There are some complications created in using a traversal algorithm to walk through an irregular volume filled with many small triangles. The first and most significant is that the sides of the volume are not planar and the ray may intersect one twice. This means that the traversal may exit the grid without reaching the correct stop cell. More importantly, the intersection with the surface may lie in the second interval within the volume. The initialization code can be modified so that if the ray hits one of the bilinear sides twice, and no intersection is found in the first interval, then the traversal is called again with a new start cell determined by the second intersection point.

A second complication occurs due to the sides of the grid cells being non-planar. The first way this could cause problems was briefly mentioned while discussing the traversal. Geometrically, the ray can enter a cell briefly, and then quickly return to the first cell. This does not happen in our algorithm because of the way the traversal chooses the next cell; the ray passes on the same side of both point-normal pairs for that side, so the ray never enters the cell. In terms of Figure 7, although the ray could possibly intersect the bilinear patch along edge $ \mbox{${\bf b}$}$$ \mbox{${\bf c}$}$ twice, our algorithm ignores the double intersection and chooses the cell on the other side of edge $ \mbox{${\bf a}$}$$ \mbox{${\bf c}$}$. For certain extreme configurations, it is possible that the ray may actually intersect the microtriangle in the missed cell. Because the cells in general do not exactly bound the microtriangles, it is possible the ray should have hit the neighbor's triangle even if the ray misses the bilinear wall of the cell. Due to the small size of the microtriangles, and the significantly smaller size of the potentially missed piece, we have not noticed any significant errors caused by this problem. One solution would be to grow the triangle slightly in the triangle intersection test, a solution sometimes used to prevent cracking in simple triangle meshes. We chose not to do this because in our experience, expanding geometry eventually causes it's own set of problems.

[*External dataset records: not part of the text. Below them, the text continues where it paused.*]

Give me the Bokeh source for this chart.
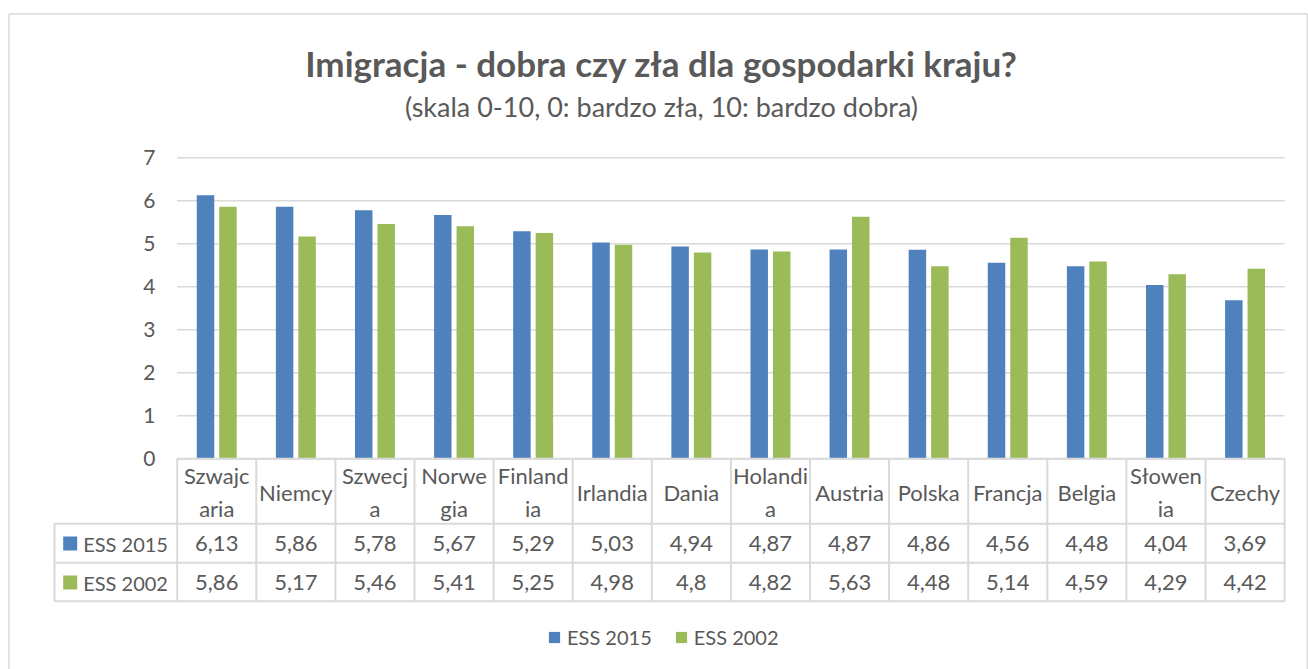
import numpy as np
from bokeh.plotting import figure
from bokeh.models import Range1d, Label, Legend, LegendItem
from bokeh.embed import file_html
from bokeh.resources import INLINE
from bokeh.core.properties import value

# ---------------- data ----------------
categories = ["Szwajcaria", "Niemcy", "Szwecja", "Norwegia", "Finlandia", "Irlandia", "Dania",
              "Holandia", "Austria", "Polska", "Francja", "Belgia", "Słowenia", "Czechy"]
category_labels = ["Szwajc\naria", "Niemcy", "Szwecj\na", "Norwe\ngia", "Finland\nia", "Irlandia", "Dania",
                   "Holandi\na", "Austria", "Polska", "Francja", "Belgia", "Słowen\nia", "Czechy"]
ess_2015 = [6.13, 5.86, 5.78, 5.67, 5.29, 5.03, 4.94, 4.87, 4.87, 4.86, 4.56, 4.48, 4.04, 3.69]
ess_2002 = [5.86, 5.17, 5.46, 5.41, 5.25, 4.98, 4.80, 4.82, 5.63, 4.48, 5.14, 4.59, 4.29, 4.42]
series_names = ["ESS 2015", "ESS 2002"]
y_ticks = [0, 1, 2, 3, 4, 5, 6, 7]
title_text = "Imigracja - dobra czy zła dla gospodarki kraju?"
subtitle_text = "(skala 0-10, 0: bardzo zła, 10: bardzo dobra)"

# ---------------- layout (page pixels) ----------------
FIG_W, FIG_H = 1308, 669
BORDER_L, BORDER_T, BORDER_R = 8.5, 13.5, 1307
PLOT_L = 176.7
CAT_W = 79.1
ZERO_Y = 458.3
UNIT_PX = 43.0

def ux(px):
    return (px - PLOT_L) / CAT_W

def vy(py):
    return (ZERO_Y - py) / UNIT_PX

BLUE = "#4f81bd"
GREEN = "#9bbb59"
TXT = "#595959"
LINE = "#d9d9d9"
FONT = "Lato"

n = len(categories)
idx = np.arange(n)

p = figure(width=FIG_W, height=FIG_H,
           x_range=Range1d(ux(0), ux(FIG_W)),
           y_range=Range1d(vy(FIG_H), vy(0)),
           min_border_left=0, min_border_right=0, min_border_top=0, min_border_bottom=0,
           x_axis_type=None, y_axis_type=None,
           output_backend="svg", toolbar_location=None,
           outline_line_color=None)
p.background_fill_color = "white"

# chart-area border (bottom edge lies outside the picture)
p.segment(x0=[ux(BORDER_L), ux(BORDER_L), ux(BORDER_R)],
          x1=[ux(BORDER_L), ux(BORDER_R), ux(BORDER_R)],
          y0=[vy(FIG_H + 5), vy(BORDER_T), vy(BORDER_T)],
          y1=[vy(BORDER_T), vy(BORDER_T), vy(FIG_H + 5)],
          line_color=LINE, line_width=1.5)

# gridlines
p.segment(x0=0, x1=n, y0=y_ticks, y1=y_ticks, line_color=LINE, line_width=1.5)

# bars
off, bw = 0.142, 0.221
r1 = p.vbar(x=idx + 0.5 - off, top=ess_2015, bottom=0, width=bw, fill_color=BLUE, line_color=None)
r2 = p.vbar(x=idx + 0.5 + off, top=ess_2002, bottom=0, width=bw, fill_color=GREEN, line_color=None)

# y tick labels
p.text(x=ux(155), y=y_ticks, text=[str(t) for t in y_ticks], text_align="right",
       text_baseline="middle", text_font=value(FONT), text_font_size="21px", text_color=TXT)

# data table
v_head = vy(523.3)
v_row1 = vy(562.3)
v_row2 = vy(600.7)
u_leg = ux(54)
vx = list(range(n + 1))
p.segment(x0=vx, x1=vx, y0=0, y1=v_row2, line_color=LINE, line_width=2)
p.segment(x0=u_leg, x1=u_leg, y0=v_head, y1=v_row2, line_color=LINE, line_width=2)
p.segment(x0=[0, u_leg, u_leg, u_leg], x1=n, y0=[0, v_head, v_row1, v_row2],
          y1=[0, v_head, v_row1, v_row2], line_color=LINE, line_width=2)

p.text(x=idx + 0.5, y=vy(491.5), text=category_labels, text_align="center", text_baseline="middle",
       text_font=value(FONT), text_font_size="22px", text_color=TXT, text_line_height=1.25)

def fmt(v):
    return f"{v:g}".replace(".", ",")

row_y = [vy(543), vy(582)]
for vals, yy in zip([ess_2015, ess_2002], row_y):
    p.text(x=idx + 0.5, y=yy, text=[fmt(v) for v in vals], text_align="center", text_baseline="middle",
           text_font=value(FONT), text_font_size="22px", text_color=TXT)

p.scatter(x=ux(69.7), y=row_y, marker="square", size=14, fill_color=[BLUE, GREEN], line_color=None)
p.text(x=ux(82.7), y=row_y, text=series_names, text_align="left", text_baseline="middle",
       text_font=value(FONT), text_font_size="20px", text_color=TXT)

# title & subtitle
p.add_layout(Label(x=ux(661), y=vy(62), text=title_text, text_align="center", text_baseline="middle",
                   text_font=FONT, text_font_style="bold", text_font_size="35px", text_color=TXT))
p.add_layout(Label(x=ux(661), y=vy(106), text=subtitle_text, text_align="center", text_baseline="middle",
                   text_font=FONT, text_font_size="27px", text_color=TXT))

# legend
legend = Legend(items=[LegendItem(label=series_names[0], renderers=[r1]),
                       LegendItem(label=series_names[1], renderers=[r2])],
                orientation="horizontal", location=(547, 20),
                glyph_width=14, glyph_height=14, label_standoff=6, spacing=22,
                padding=0, margin=0, border_line_color=None, background_fill_alpha=0,
                label_text_font=FONT, label_text_font_size="20px", label_text_color=TXT)
p.add_layout(legend)

open("out.html", "w").write(file_html(p, INLINE))
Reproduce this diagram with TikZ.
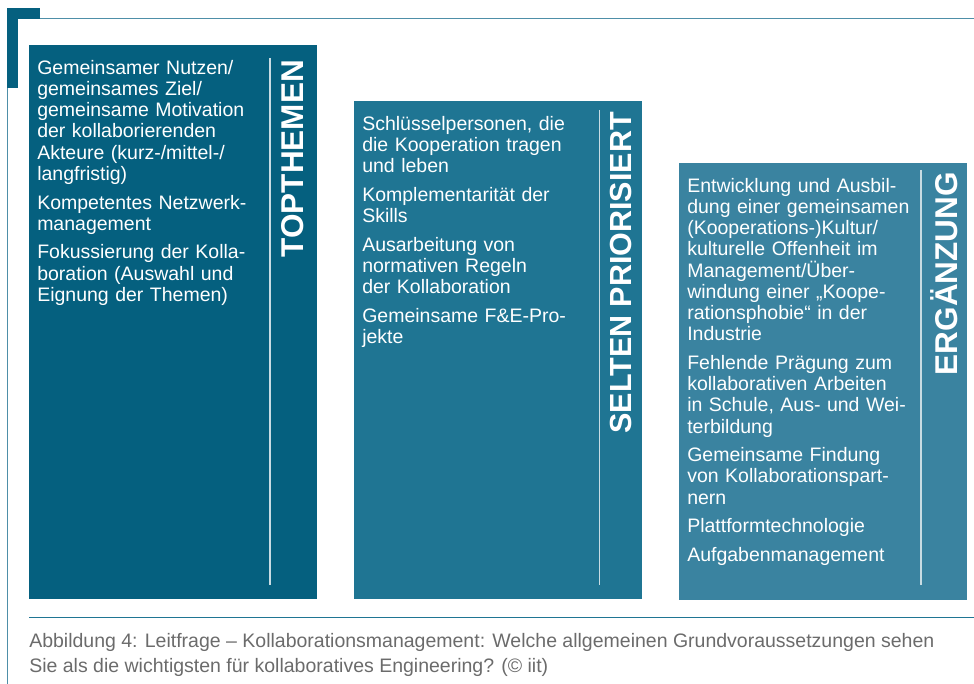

A final issue to consider is that this method has the potential to create very small triangles. Some of the standard triangle intersection tests use epsilons that may be not be suitable for the size of the input. This can cause microtriangles to be falsely missed.

The intersection algorithm is implemented entirely using four byte floats. Although there are occasional rays that miss the surface, these problems are about the same frequency as those often found in ray tracers using simple polygonal objects.